Every corner of the planet, they argue, is “urban” in some sense, touched by farming that feeds cities, pollution that comes out of them, industrialization that has made urban centers what they are today. So why not think of the world as a single urban entity?…

Now she and Mendis will be trying to do something similar – sew together disparate data sets, turn them into spatial models, then make those models accessible to the public – with a vastly more complex scenario. They want to connect not just land use with population density, but also income data, carbon dioxide levels, and geographical terrain. Their model of the whole world as one continuous urban terrain could then be used as a predictive tool for planning development into the future.

Hsiang and Mendis are hoping to communicate data and ideas that the political and scientific communities have had a hard time conveying to the public. This may sound like an odd job for architects – visualizing worldwide data about air quality – but Hsiang and Mendis argue that architects are precisely the professionals to do this…

More often, however, they have not been working at the same scale as policy-makers and scientists. “For too long, the architecture profession has been complicit in focusing on buildings and the scale of buildings,” Mendis says. “And I think that’s been detrimental to us.” The City of 7 Billion is an attempt to change that, to involve architects in big-picture questions more often debated by economists and geographers and social scientists.
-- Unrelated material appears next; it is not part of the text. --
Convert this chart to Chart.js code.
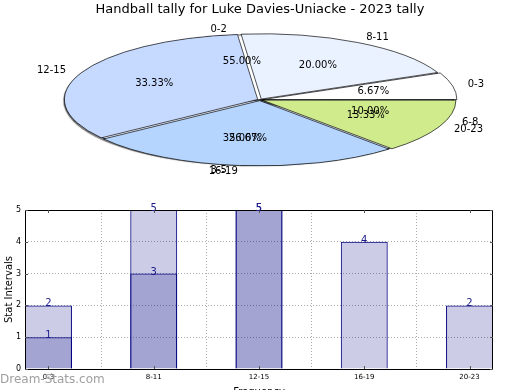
<!DOCTYPE html>
<html>
<head>
<meta charset="utf-8">
<script src="https://cdn.jsdelivr.net/npm/chart.js@4"></script>
<style>
  html, body { margin: 0; padding: 0; background: #fff; overflow: hidden; }
  body { width: 520px; height: 390px; position: relative; font-family: 'DejaVu Sans', sans-serif; }
  #pie-chart { position: absolute; left: 0; top: 0; }
  #bar-chart { position: absolute; left: 0; top: 195px; }
  #watermark { position: absolute; left: 0; top: 372px; font-size: 12px; color: #a0a0a0; }
</style>
</head>
<body>
<canvas id="pie-chart" width="520" height="195"></canvas>
<canvas id="bar-chart" width="520" height="203"></canvas>
<div id="watermark">Dream-Stats.com</div>
<script>
const chartTitle = 'Handball tally for Luke Davies-Uniacke - 2023 tally';

// pie drawn in front
const frontLabels = ['0-3', '8-11', '12-15', '16-19', '20-23'];
const frontValues = [1, 3, 5, 4, 2];
const frontColors = ['#ffffff', '#eaf1ff', '#c6d9ff', '#b5d5ff', '#d0eb8c'];

// pie hidden behind it
const backLabels = ['0-2', '3-5', '6-8'];
const backValues = [11, 7, 2];
const backColors = ['#ffffff', '#e6edfc', '#ffffff'];

// bars
const categories = ['0-3', '8-11', '12-15', '16-19', '20-23'];
const totalValues = [2, 5, 5, 4, 2];
const partValues = [1, 3, 5, null, null];

const squash = 0.338;

// make both pies full size and overlapping, squashed into an ellipse
const overlapPies = {
  id: 'overlapPies',
  afterDatasetsUpdate(chart) {
    const area = chart.chartArea;
    const r = (area.right - area.left) / 2 - 2;
    chart.data.datasets.forEach((ds, i) => {
      chart.getDatasetMeta(i).data.forEach(arc => {
        arc.outerRadius = r;
        arc.innerRadius = 0;
      });
    });
  },
  beforeDatasetsDraw(chart) {
    const ctx = chart.ctx;
    const arc = chart.getDatasetMeta(0).data[0];
    ctx.save();
    ctx.translate(arc.x, arc.y);
    ctx.scale(1, -squash);
    ctx.translate(-arc.x, -arc.y);
  },
  beforeDatasetDraw(chart, args) {
    if (args.index === 1) {
      const ctx = chart.ctx;
      ctx.shadowColor = 'rgba(0,0,0,0.5)';
      ctx.shadowOffsetX = -3;
      ctx.shadowOffsetY = 1;
      ctx.shadowBlur = 1;
    }
  },
  afterDatasetDraw(chart, args) {
    if (args.index === 1) {
      const ctx = chart.ctx;
      ctx.shadowColor = 'rgba(0,0,0,0)';
      ctx.shadowOffsetX = 0;
      ctx.shadowOffsetY = 0;
      ctx.shadowBlur = 0;
    }
  },
  afterDatasetsDraw(chart) {
    chart.ctx.restore();
  },
  afterDraw(chart) {
    const ctx = chart.ctx;
    ctx.save();
    ctx.font = '10px "DejaVu Sans"';
    ctx.fillStyle = '#000';
    ctx.textBaseline = 'middle';
    [1, 0].forEach(i => {
      const ds = chart.data.datasets[i];
      const total = ds.data.reduce((a, b) => a + b, 0);
      chart.getDatasetMeta(i).data.forEach((arc, j) => {
        const mid = (arc.startAngle + arc.endAngle) / 2;
        const r = arc.outerRadius;
        const c = Math.cos(mid), s = Math.sin(mid);
        ctx.textAlign = c >= 0 ? 'left' : 'right';
        ctx.fillText(ds.labels[j], arc.x + c * r * 1.1, arc.y - s * r * 1.1 * squash);
        ctx.textAlign = 'center';
        const pct = (ds.data[j] / total * 100).toFixed(2) + '%';
        ctx.fillText(pct, arc.x + c * r * 0.6, arc.y - s * r * 0.6 * squash);
      });
    });
    ctx.restore();
  }
};

new Chart(document.getElementById('pie-chart').getContext('2d'), {
  type: 'pie',
  data: {
    labels: frontLabels,
    datasets: [
      { labels: frontLabels, data: frontValues, backgroundColor: frontColors, borderColor: '#000', borderWidth: 1, offset: 10, clip: false },
      { labels: backLabels, data: backValues, backgroundColor: backColors, borderColor: '#000', borderWidth: 1.5, offset: 0, clip: false }
    ]
  },
  options: {
    responsive: false,
    animation: false,
    rotation: 90,
    layout: { padding: { left: 65, right: 65, bottom: 17 } },
    plugins: {
      legend: { display: false },
      tooltip: { enabled: false },
      title: {
        display: true,
        text: chartTitle,
        color: '#000',
        font: { family: 'DejaVu Sans', size: 13, weight: 'normal' },
        padding: { top: 2, bottom: 4 }
      }
    }
  },
  plugins: [overlapPies]
});

// frame, inner tick marks and value labels for the bar plot
const barExtras = {
  id: 'barExtras',
  afterDatasetsDraw(chart) {
    const ctx = chart.ctx;
    const area = chart.chartArea;
    const xs = chart.scales.x, ys = chart.scales.y;
    ctx.save();
    ctx.strokeStyle = '#000';
    ctx.lineWidth = 1;
    ctx.strokeRect(area.left + 0.5, area.top + 0.5, area.right - area.left - 1, area.bottom - area.top);
    ctx.beginPath();
    ys.ticks.forEach(t => {
      const y = Math.round(ys.getPixelForValue(t.value)) + 0.5;
      ctx.moveTo(area.left, y); ctx.lineTo(area.left + 3, y);
      ctx.moveTo(area.right, y); ctx.lineTo(area.right - 3, y);
    });
    xs.ticks.forEach(t => {
      const x = Math.round(xs.getPixelForValue(t.value)) + 0.5;
      ctx.moveTo(x, area.bottom); ctx.lineTo(x, area.bottom - 3);
      ctx.moveTo(x, area.top); ctx.lineTo(x, area.top + 3);
    });
    ctx.strokeStyle = '#555';
    ctx.stroke();

    ctx.font = '10px "DejaVu Sans"';
    ctx.fillStyle = '#1c1c8c';
    ctx.textAlign = 'center';
    ctx.textBaseline = 'alphabetic';
    chart.data.datasets.forEach((ds, i) => {
      chart.getDatasetMeta(i).data.forEach((bar, j) => {
        const v = ds.data[j].y;
        if (v === null) return;
        ctx.fillText(v, bar.x, bar.y + 1);
      });
    });
    ctx.restore();
  }
};

const gridStyle = { color: '#aaaaaa', lineWidth: 1, drawTicks: false };

new Chart(document.getElementById('bar-chart').getContext('2d'), {
  type: 'bar',
  data: {
    datasets: [
      {
        data: partValues.map((v, i) => ({ x: i, y: v })),
        backgroundColor: 'rgba(0,0,128,0.2)',
        borderColor: '#000080',
        borderWidth: 1,
        grouped: false
      },
      {
        data: totalValues.map((v, i) => ({ x: i, y: v })),
        backgroundColor: 'rgba(0,0,128,0.2)',
        borderColor: '#000080',
        borderWidth: 1,
        grouped: false
      }
    ]
  },
  options: {
    responsive: false,
    animation: false,
    barPercentage: 0.446,
    categoryPercentage: 1,
    layout: { padding: { top: 15, right: 27, left: 0, bottom: 0 } },
    plugins: { legend: { display: false }, tooltip: { enabled: false } },
    scales: {
      x: {
        type: 'linear',
        offset: false,
        min: -0.223,
        max: 4.223,
        afterBuildTicks: scale => { scale.ticks = categories.map((c, i) => ({ value: i })); },
        afterFit: scale => { scale.height = 29; },
        ticks: {
          callback: v => categories[v],
          color: '#000',
          font: { family: 'DejaVu Sans', size: 7 },
          padding: 4,
          maxRotation: 0,
          autoSkip: false
        },
        grid: gridStyle,
        border: { display: false, dash: [1, 2] },
        title: { display: true, text: 'Frequency', color: '#000', font: { family: 'DejaVu Sans', size: 10 }, padding: { top: 1, bottom: 0 } }
      },
      y: {
        min: 0,
        max: 5,
        afterFit: scale => { scale.width = 25; },
        ticks: { stepSize: 1, color: '#000', font: { family: 'DejaVu Sans', size: 8 }, padding: 4 },
        grid: gridStyle,
        border: { display: false, dash: [1, 2] },
        title: { display: true, text: 'Stat Intervals', color: '#000', font: { family: 'DejaVu Sans', size: 10 }, padding: { top: 3, bottom: 0 } }
      }
    }
  },
  plugins: [barExtras]
});
</script>
</body>
</html>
This sounds like an interesting project on multiple levels:

1. Trying to imagine what a megacity of this size would look like. We are a long way from a megapolis this size yet there are parts of the world that might benefit from such thinking.

2. Putting together data in new ways. This is stretching some of the boundaries of data visualization by putting it in 3-D form.

3. Helping architects get involved in larger conversations about cities.

It will be worth watching where this goes.